I'm a clever, clever monkey.

Finished the Harry Potter book this afternoon--just over twenty-four hours. Yay, my brain hasn't deteriorated yet.

Last night I went to a pool party (clothing-optional, of course, in stereotypical California fashion) put on by some members of the "polyamory community" in the Bay Area. I'm not really a member of this community, just like I don't participate in the other-than-straight community or other such things. The communities are a lot about labels, the labels have very little bearing on who I am and how I live, and it works much better for me to just do whatever I feel like doing as far as my love and sex lives go. I don't have to fit my relationships with people into a framework or an idea. Still, the older people in these crowds had to fight hard until fairly recently to gain some amount of social acceptance for the sorts of things I am quite pleased to do without concern about social acceptance, so I keep an eye out, and it's sometimes a good way to get out of the house.

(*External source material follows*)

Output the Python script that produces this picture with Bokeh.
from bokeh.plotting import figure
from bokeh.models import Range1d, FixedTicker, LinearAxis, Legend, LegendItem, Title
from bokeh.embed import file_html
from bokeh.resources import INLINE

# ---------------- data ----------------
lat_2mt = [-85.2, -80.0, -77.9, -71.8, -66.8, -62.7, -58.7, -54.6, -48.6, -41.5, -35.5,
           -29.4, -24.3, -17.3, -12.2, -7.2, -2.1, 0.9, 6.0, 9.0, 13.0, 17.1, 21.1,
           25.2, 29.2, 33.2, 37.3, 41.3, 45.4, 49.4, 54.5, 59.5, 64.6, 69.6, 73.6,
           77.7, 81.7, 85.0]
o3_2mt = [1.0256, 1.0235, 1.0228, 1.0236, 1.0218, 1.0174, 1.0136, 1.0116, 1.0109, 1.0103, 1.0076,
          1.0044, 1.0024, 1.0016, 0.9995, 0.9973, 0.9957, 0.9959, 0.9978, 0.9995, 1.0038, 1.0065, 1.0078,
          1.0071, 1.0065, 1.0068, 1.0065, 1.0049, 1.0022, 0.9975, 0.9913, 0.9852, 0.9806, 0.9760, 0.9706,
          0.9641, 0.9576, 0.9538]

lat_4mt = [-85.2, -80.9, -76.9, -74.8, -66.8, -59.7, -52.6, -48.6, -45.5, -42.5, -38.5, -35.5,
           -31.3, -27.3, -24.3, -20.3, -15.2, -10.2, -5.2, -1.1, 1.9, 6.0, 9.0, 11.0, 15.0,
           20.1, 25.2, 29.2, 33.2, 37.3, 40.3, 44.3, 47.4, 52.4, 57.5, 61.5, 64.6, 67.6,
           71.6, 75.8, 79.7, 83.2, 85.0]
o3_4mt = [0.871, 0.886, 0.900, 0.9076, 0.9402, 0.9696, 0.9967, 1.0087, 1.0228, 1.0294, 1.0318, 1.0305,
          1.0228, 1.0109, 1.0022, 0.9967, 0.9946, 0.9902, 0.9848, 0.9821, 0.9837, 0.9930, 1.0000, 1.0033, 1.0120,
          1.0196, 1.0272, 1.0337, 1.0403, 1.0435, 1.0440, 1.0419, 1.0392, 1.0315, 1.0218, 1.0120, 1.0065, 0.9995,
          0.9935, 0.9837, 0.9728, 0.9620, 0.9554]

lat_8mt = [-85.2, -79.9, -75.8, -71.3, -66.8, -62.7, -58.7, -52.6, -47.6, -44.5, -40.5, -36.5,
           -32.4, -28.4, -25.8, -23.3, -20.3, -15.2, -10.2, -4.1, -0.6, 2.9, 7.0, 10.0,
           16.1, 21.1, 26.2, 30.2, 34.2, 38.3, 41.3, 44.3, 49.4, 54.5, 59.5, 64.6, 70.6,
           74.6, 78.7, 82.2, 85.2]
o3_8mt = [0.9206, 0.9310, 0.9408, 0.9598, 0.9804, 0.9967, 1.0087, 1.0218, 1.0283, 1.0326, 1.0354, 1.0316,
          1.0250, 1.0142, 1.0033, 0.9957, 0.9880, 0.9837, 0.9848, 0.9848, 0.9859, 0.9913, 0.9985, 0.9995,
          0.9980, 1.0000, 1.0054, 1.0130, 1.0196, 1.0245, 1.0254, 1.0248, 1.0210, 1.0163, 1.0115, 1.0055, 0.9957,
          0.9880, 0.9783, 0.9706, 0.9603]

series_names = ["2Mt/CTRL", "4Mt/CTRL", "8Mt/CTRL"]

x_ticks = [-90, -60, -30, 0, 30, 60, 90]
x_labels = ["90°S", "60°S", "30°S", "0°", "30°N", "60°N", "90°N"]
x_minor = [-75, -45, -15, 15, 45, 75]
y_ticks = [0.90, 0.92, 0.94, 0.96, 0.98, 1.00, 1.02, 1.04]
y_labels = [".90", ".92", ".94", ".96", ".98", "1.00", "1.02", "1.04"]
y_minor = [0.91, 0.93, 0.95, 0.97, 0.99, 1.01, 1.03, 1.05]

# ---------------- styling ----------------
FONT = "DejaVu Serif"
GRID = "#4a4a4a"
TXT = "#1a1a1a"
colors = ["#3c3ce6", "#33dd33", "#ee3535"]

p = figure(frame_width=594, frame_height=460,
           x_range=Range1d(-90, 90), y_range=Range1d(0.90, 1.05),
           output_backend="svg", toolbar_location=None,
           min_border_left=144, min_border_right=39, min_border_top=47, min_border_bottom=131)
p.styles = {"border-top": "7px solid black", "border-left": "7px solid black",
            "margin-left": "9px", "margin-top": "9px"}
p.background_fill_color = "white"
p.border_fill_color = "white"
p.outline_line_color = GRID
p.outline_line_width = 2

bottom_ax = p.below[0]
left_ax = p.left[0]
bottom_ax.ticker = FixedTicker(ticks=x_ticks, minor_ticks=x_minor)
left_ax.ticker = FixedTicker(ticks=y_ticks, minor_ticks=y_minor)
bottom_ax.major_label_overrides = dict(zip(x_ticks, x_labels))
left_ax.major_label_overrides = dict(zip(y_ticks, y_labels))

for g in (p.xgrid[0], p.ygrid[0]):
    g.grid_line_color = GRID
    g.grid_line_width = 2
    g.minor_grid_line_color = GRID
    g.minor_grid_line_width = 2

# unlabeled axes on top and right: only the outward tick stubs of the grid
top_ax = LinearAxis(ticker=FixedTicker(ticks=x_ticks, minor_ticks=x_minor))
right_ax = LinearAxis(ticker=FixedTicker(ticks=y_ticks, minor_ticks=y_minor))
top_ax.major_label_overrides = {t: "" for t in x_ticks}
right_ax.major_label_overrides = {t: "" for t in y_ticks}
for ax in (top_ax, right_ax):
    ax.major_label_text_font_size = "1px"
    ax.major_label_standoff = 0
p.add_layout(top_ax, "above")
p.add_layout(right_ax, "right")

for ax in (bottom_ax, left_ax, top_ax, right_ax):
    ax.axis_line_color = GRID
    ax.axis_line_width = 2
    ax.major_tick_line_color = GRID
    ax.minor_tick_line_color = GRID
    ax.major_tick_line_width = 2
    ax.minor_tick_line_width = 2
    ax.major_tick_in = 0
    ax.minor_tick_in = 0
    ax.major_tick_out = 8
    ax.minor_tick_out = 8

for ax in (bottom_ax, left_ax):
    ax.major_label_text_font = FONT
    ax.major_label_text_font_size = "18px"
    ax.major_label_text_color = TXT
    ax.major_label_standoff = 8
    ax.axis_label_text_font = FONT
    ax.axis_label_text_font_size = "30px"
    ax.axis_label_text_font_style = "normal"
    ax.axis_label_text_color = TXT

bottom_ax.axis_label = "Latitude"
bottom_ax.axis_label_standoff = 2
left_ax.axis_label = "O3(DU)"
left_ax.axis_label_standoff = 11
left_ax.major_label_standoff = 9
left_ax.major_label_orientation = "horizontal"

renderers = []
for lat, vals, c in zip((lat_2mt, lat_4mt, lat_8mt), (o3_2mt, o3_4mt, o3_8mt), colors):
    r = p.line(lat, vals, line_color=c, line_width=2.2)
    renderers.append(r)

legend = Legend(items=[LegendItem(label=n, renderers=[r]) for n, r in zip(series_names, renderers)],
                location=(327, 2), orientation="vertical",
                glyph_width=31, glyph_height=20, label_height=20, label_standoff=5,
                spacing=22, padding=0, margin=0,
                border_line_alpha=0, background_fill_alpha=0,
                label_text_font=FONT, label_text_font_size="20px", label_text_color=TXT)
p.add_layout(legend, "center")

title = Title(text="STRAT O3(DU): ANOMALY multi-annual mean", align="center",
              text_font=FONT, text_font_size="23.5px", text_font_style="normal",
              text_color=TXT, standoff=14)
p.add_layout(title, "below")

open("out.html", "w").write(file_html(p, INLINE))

The pool party crowd is interesting, being on average ten to thirty years older than I am. That's part of why I'm not involved with them, with a sort of lack of connection based on age and life status; there are also some creepy people kicking around. I don't really need support in that aspect of my life: I'm lucky if I find one person at a time that I want to date (luckier still if they understand what a neat person I am and want to date me). And, on superficial note not to be dismissed lightly when thinking about partners (because we draw our partners from the tribes we belong to), the "polyamory community" has, for reasons I do not understand, a vastly greater percentage of people with bodies ranging from Really Excessively Well-Fed out to Morbidly Obese. Which is fine, and they're sweet people. Call it a character flaw if you like, but I don't find it attractive.

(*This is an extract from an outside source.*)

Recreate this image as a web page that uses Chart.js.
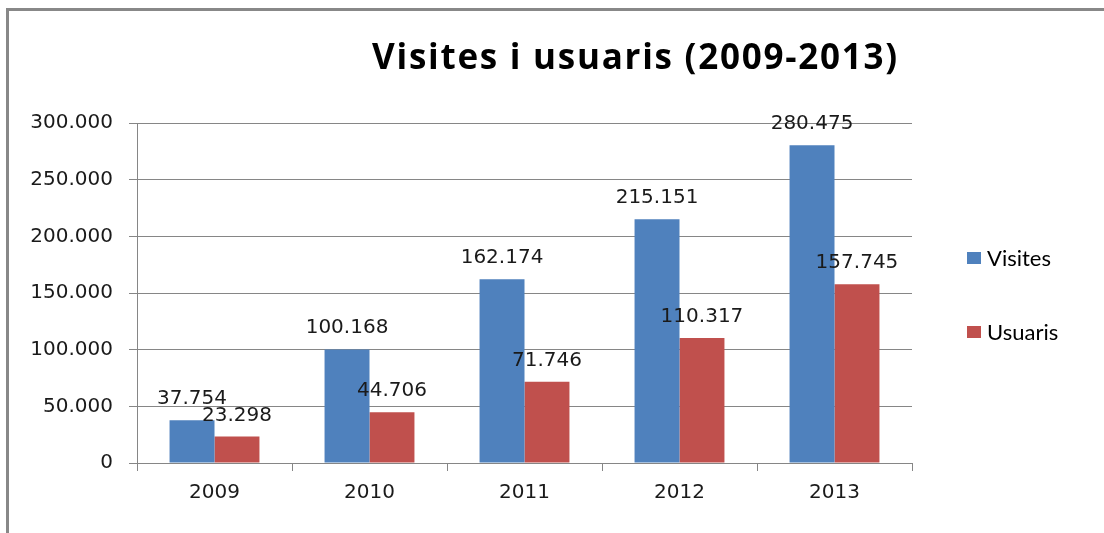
<!DOCTYPE html>
<html>
<head>
<meta charset="utf-8">
<script src="https://cdn.jsdelivr.net/npm/chart.js@4/dist/chart.umd.min.js"></script>
<style>
  html, body { margin: 0; padding: 0; background: #fff; }
  #wrap { position: relative; width: 1104px; height: 533px; overflow: hidden; }
  #frame { position: absolute; left: 6px; top: 8px; width: 1200px; height: 600px;
           border-left: 3px solid #888; border-top: 3px solid #888; }
  canvas { position: absolute; left: 0; top: 0; }
</style>
</head>
<body>
<div id="wrap">
  <div id="frame"></div>
  <canvas id="barChart" width="1104" height="533"></canvas>
</div>
<script>
const years = ["2009", "2010", "2011", "2012", "2013"];
const visites = [37754, 100168, 162174, 215151, 280475];
const usuaris = [23298, 44706, 71746, 110317, 157745];
const chartTitle = "Visites i usuaris (2009-2013)";

const fmt = (v) => String(v).replace(/\B(?=(\d{3})+(?!\d))/g, ".");

// value labels above each bar
const valueLabels = {
  id: "valueLabels",
  afterDatasetsDraw(chart) {
    const ctx = chart.ctx;
    ctx.save();
    ctx.font = "20px 'DejaVu Sans'";
    ctx.fillStyle = "#1a1a1a";
    ctx.textAlign = "center";
    ctx.textBaseline = "alphabetic";
    chart.data.datasets.forEach((ds, i) => {
      chart.getDatasetMeta(i).data.forEach((bar, j) => {
        ctx.fillText(fmt(ds.data[j]), bar.x, bar.y - 16);
      });
    });
    ctx.restore();
  },
};

// title + legend on the right
const decorations = {
  id: "decorations",
  afterDraw(chart) {
    const ctx = chart.ctx;
    ctx.save();
    ctx.font = "bold 35px 'Open Sans'";
    ctx.fillStyle = "#000";
    ctx.textAlign = "left";
    ctx.textBaseline = "alphabetic";
    // spread title to the width it has in the original
    const w = ctx.measureText(chartTitle).width;
    const sp = Math.max(0, (525 - w) / (chartTitle.length - 1));
    ctx.letterSpacing = sp + "px";
    ctx.fillText(chartTitle, 372, 69);
    ctx.letterSpacing = "0px";

    ctx.font = "22px Lato";
    ctx.textBaseline = "middle";
    chart.data.datasets.forEach((ds, i) => {
      const y = 258 + i * 74;
      ctx.fillStyle = ds.backgroundColor;
      ctx.fillRect(967, y - 6, 14, 12);
      ctx.fillStyle = "#000";
      ctx.fillText(ds.label, 987, y + 1);
    });
    ctx.restore();
  },
};

const ctx = document.getElementById("barChart").getContext("2d");
new Chart(ctx, {
  type: "bar",
  data: {
    labels: years,
    datasets: [
      {
        label: "Visites",
        data: visites,
        backgroundColor: "#4F81BD",
        categoryPercentage: 0.58,
        barPercentage: 1,
      },
      {
        label: "Usuaris",
        data: usuaris,
        backgroundColor: "#C0504D",
        categoryPercentage: 0.58,
        barPercentage: 1,
      },
    ],
  },
  options: {
    responsive: false,
    animation: false,
    layout: {
      padding: { top: 123, bottom: 0, left: 10, right: 192 },
    },
    plugins: {
      legend: { display: false },
      tooltip: { enabled: false },
    },
    scales: {
      x: {
        grid: {
          drawOnChartArea: false,
          color: "#868686",
          tickLength: 8,
        },
        border: { color: "#868686" },
        ticks: {
          color: "#1a1a1a",
          font: { family: "DejaVu Sans", size: 20 },
          padding: 10,
        },
        afterFit: (scale) => { scale.height = 70; },
      },
      y: {
        min: 0,
        max: 300000,
        grid: { color: "#868686", tickLength: 8 },
        border: { color: "#868686" },
        ticks: {
          stepSize: 50000,
          color: "#1a1a1a",
          font: { family: "DejaVu Sans", size: 20 },
          padding: 16,
          callback: (v) => fmt(v),
        },
        afterFit: (scale) => { scale.width = 127; },
      },
    },
  },
  plugins: [valueLabels, decorations],
});
</script>
</body>
</html>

There was a woman there, who was looking around, perhaps not entirely comfortable...something in her face warned me, but I introduced myself and struck up a conversation. Though I didn't find her particularly attractive, I had a sense she might be making a vague pass at me. I explained what I do for a living, described the device my company makes, which has a much more comfortable keyboard than most or all of the other mobile devices in the US. She said, in the beginnings of an exasperated voice, "But what does that MEAN?!". It turned out she works in ergonomics, and every response I could come up with, she met with a frustrated demand that I quantify my impression with hard data. She was close to being the worst-case scenario of a professional who refuses to understand that the rest of the world cannot communicate in the terms of her craft.

It was only native kindness and a well-mannered upbringing that kept me from saying, "Do you always talk like this when you first meet people? I'd bet twenty dollars you're single, and for another five bucks and a promise you'll be quiet, I'll tell you why."

Of course I bowed out gracefully and moved on.